The workshop – which is in its second year – runs for nine weeks to the end of August and is open to 18 kids aged 14 to 18 years per week. In teams of three, the kids dream up their film projects, write, shoot, edit and act throughout the intensive six-day program.

Instructors include Gail Noonan, an animator whose recent film Your Name in Cellulite has won festival kudos, and documentary filmmakers Velcrow Ripper and Heather Frise, who collaborated on Bones of the Forest.

The course costs about $750, including room and board, but half the students are there on full scholarship. All 50 videos will be shown at Vancouver’s Pacific Cinemateque Sept. 28, says the school’s director, George Harris.

Success story

North Vancouver-based Take Part Productions has sold 54 episodes of its storytelling series Tell-a-Tale Town to ytv. The series for children aged four to 10 will debut on the network Aug. 18.

Tell-a-Tale features original Canadian stories and was first taped in 1991 at u.tv and broadcast nationally on CanWest Global.

Handouts

British Columbia Film invested nearly $371,000 into local productions in the three months ended June 30.

John Pozer’s feature Kissed and documentaries A Place Called Chiapas, Sangoma: Traditional Healers in Modern Society, Sing Out and To Live in My House shared the kitty. An additional $84,000 went to assist development of 10 screenplays including the documentary The First Time, an educational picture about first sexual experiences written by Annelise Larson and Wendy Hyman.

B.C. gov’t cool to proposed tax credit

The future of a British Columbia Refundable Investment Tax Credit is dim, says the deputy minister of the provincial ministry of small business, tourism and culture.

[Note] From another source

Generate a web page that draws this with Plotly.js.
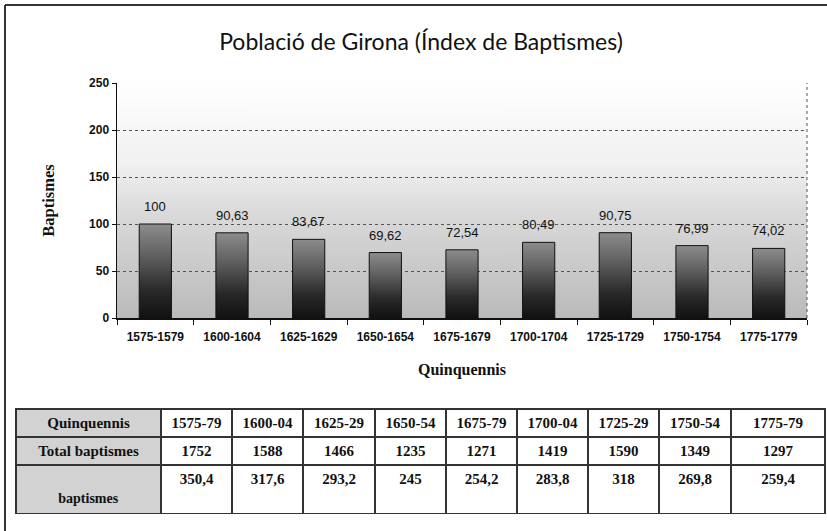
<!DOCTYPE html>
<html>
<head>
<meta charset="utf-8">
<script src="https://cdn.plot.ly/plotly-3.0.1.min.js"></script>
<style>html,body{margin:0;padding:0;background:#fff;}#chart{width:827px;height:531px;}</style>
</head>
<body>
<div id="chart"></div>
<script>
// ---- data ----
const periods = ['1575-1579','1600-1604','1625-1629','1650-1654','1675-1679','1700-1704','1725-1729','1750-1754','1775-1779'];
const indexValues = [100, 90.63, 83.67, 69.62, 72.54, 80.49, 90.75, 76.99, 74.02];
const tablePeriods = ['1575-79','1600-04','1625-29','1650-54','1675-79','1700-04','1725-29','1750-54','1775-79'];
const totalBaptisms = [1752, 1588, 1466, 1235, 1271, 1419, 1590, 1349, 1297];
const yearlyBaptisms = [350.4, 317.6, 293.2, 245, 254.2, 283.8, 318, 269.8, 259.4];
const rowLabels = ['Quinquennis', 'Total baptismes', '&nbsp;<br>baptismes'];
const yTicks = [0, 50, 100, 150, 200, 250];

const fmt = v => String(v).replace('.', ',');
const W = 827, H = 531;
const px = x => x / W, py = y => 1 - y / H;

const bar = {
  type: 'bar', x: periods, y: indexValues,
  width: 0.42,
  marker: {color: '#3a3a3a', line: {color: '#111', width: 1}},
  hoverinfo: 'skip', xaxis: 'x', yaxis: 'y'
};

const gray = '#d2d2d2';
const colFill = [gray].concat(tablePeriods.map(() => '#ffffff'));
const tFont = {family: 'Liberation Serif, Times New Roman, serif', size: 15, color: '#111', weight: 'bold'};
const table = {
  type: 'table',
  domain: {x: [px(16), px(825)], y: [py(515), py(409)]},
  columnwidth: [145, 71, 71, 72, 71, 71, 71, 71, 72, 94],
  header: {
    // two header rows: periods and totals
    values: [[rowLabels[0], rowLabels[1]]].concat(tablePeriods.map((p, i) => [p, String(totalBaptisms[i])])),
    align: 'center', height: 28,
    fill: {color: colFill},
    line: {color: '#333', width: 2},
    font: tFont
  },
  cells: {
    values: [[rowLabels[2]]].concat(yearlyBaptisms.map(v => [fmt(v)])),
    align: 'center', height: 43,
    fill: {color: colFill},
    line: {color: '#333', width: 2},
    font: {family: tFont.family, color: tFont.color, weight: 'bold',
      size: [14].concat(tablePeriods.map(() => 15))}
  }
};

const annotations = periods.map((p, i) => ({
  x: p, y: indexValues[i], xref: 'x', yref: 'y',
  text: fmt(indexValues[i]), showarrow: false,
  yanchor: 'bottom', yshift: 8,
  font: {family: 'Liberation Sans, Arial, sans-serif', size: 13, color: '#111'}
}));

const layout = {
  width: W, height: H,
  margin: {l: 0, r: 0, t: 0, b: 0},
  paper_bgcolor: '#ffffff', plot_bgcolor: '#e0e0e0',
  showlegend: false,
  separators: ', ',
  title: {
    text: 'Població de Girona (Índex de Baptismes)',
    x: px(421), xanchor: 'center', y: py(42), yanchor: 'middle', xref: 'paper', yref: 'paper',
    font: {family: 'Lato, Open Sans, sans-serif', size: 23, color: '#111'}
  },
  xaxis: {
    domain: [px(117), px(807)],
    anchor: 'y',
    showline: true, linecolor: '#111', linewidth: 1.5,
    ticks: 'outside', tickson: 'boundaries', ticklen: 5, tickcolor: '#111',
    ticklabelstandoff: 7,
    tickfont: {family: 'Liberation Sans, Arial, sans-serif', size: 12, color: '#111', weight: 'bold'},
    showgrid: false,
    title: {text: 'Quinquennis', standoff: 21,
      font: {family: 'Liberation Serif, DejaVu Serif, serif', size: 16, color: '#111', weight: 'bold'}}
  },
  yaxis: {
    domain: [py(318), py(83)],
    anchor: 'x',
    range: [0, 250], tickvals: yTicks, ticktext: yTicks.map(String),
    showline: true, linecolor: '#111', linewidth: 1.5,
    ticks: 'outside', ticklen: 4, tickcolor: '#111',
    tickfont: {family: 'Liberation Sans, Arial, sans-serif', size: 12, color: '#111', weight: 'bold'},
    showgrid: true, gridcolor: '#555', griddash: 'dot', gridwidth: 1,
    zeroline: false,
    title: {text: 'Baptismes', standoff: 30,
      font: {family: 'Liberation Serif, DejaVu Serif, serif', size: 16.5, color: '#111', weight: 'bold'}}
  },
  annotations: annotations,
  shapes: [
    {type: 'line', xref: 'x domain', yref: 'y domain', x0: 1, x1: 1, y0: 0, y1: 1, line: {color: '#555', width: 1, dash: 'dot'}},
    {type: 'line', xref: 'paper', yref: 'paper', x0: px(5), x1: 1, y0: py(5), y1: py(5), line: {color: '#333', width: 2}},
    {type: 'line', xref: 'paper', yref: 'paper', x0: px(5), x1: px(5), y0: py(5), y1: 0, line: {color: '#333', width: 2}}
  ]
};

Plotly.newPlot('chart', [bar, table], layout, {displayModeBar: false, staticPlot: true}).then(gd => {
  const svgNS = 'http://www.w3.org/2000/svg';
  const svg = gd.querySelector('.main-svg');
  let defs = svg.querySelector('defs');
  if (!defs) { defs = document.createElementNS(svgNS, 'defs'); svg.insertBefore(defs, svg.firstChild); }
  function grad(id, stops) {
    const g = document.createElementNS(svgNS, 'linearGradient');
    g.setAttribute('id', id); g.setAttribute('x1', '0'); g.setAttribute('y1', '0'); g.setAttribute('x2', '0'); g.setAttribute('y2', '1');
    stops.forEach(s => { const st = document.createElementNS(svgNS, 'stop'); st.setAttribute('offset', s[0]); st.setAttribute('stop-color', s[1]); g.appendChild(st); });
    defs.appendChild(g);
  }
  grad('bgGrad', [['0%', '#ffffff'], ['35%', '#f0f0f0'], ['55%', '#dadada'], ['100%', '#bababa']]);
  grad('barGrad', [['0%', '#8c8c8c'], ['35%', '#5e5e5e'], ['70%', '#2a2a2a'], ['100%', '#111111']]);
  gd.querySelectorAll('.bars .point path').forEach(p => { p.style.fill = 'url(#barGrad)'; });
  gd.querySelectorAll('rect.bg').forEach(r => { r.style.fill = 'url(#bgGrad)'; });
});
</script>
</body>
</html>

‘The prospects are not positive,’ says Cassie Doyle, ‘because it is a cost to a government that is committed to protecting health and education. We’re facing a huge fiscal crisis in government.’

While she confirms she has received the proposal from the ad hoc industry-led committee struck to write the document, Doyle says there is no status to report. The proposal, officially announced July 29, will be reviewed, but Doyle cannot speculate when, or if, the proposal will make it to Treasury Board where the financial program can be approved.

‘I know the (B.C.) Film Commission is keen (on the tax credit),’ says Doyle, ‘but it has to be lined up with every other request for business subsidy.’

The proposed tax credit offers b.c. producers the lesser of 15% of a production budget or 25% of eligible labor expenditures (capped at 48% of the budget). Another 2.5% can be earned for producing or posting 50% of the project outside the Metro Vancouver area, and yet another 2.5% can be earned by hiring five apprentices.

The quick dismissal from Victoria must come as a blow to domestic filmmakers hungry for a business incentive program to help attract coproduction and stimulate indigenous work.

But Alan Morinis, chair of the committee, remains undeterred: ‘All I see is our task. The provincial government is not well aware of the b.c. industry. (The tax credit) is not a cost to government. It is proven to be revenue neutral. It is not a subsidy. One of our tasks is to educate the government.’

Morinis says the proposal will be made final on Sept. 6. Prior to that, he is looking for industry feedback and will liaise with the government.

The fall, he adds, will be a time of lobbying and government action. The legislature may not sit again until next March.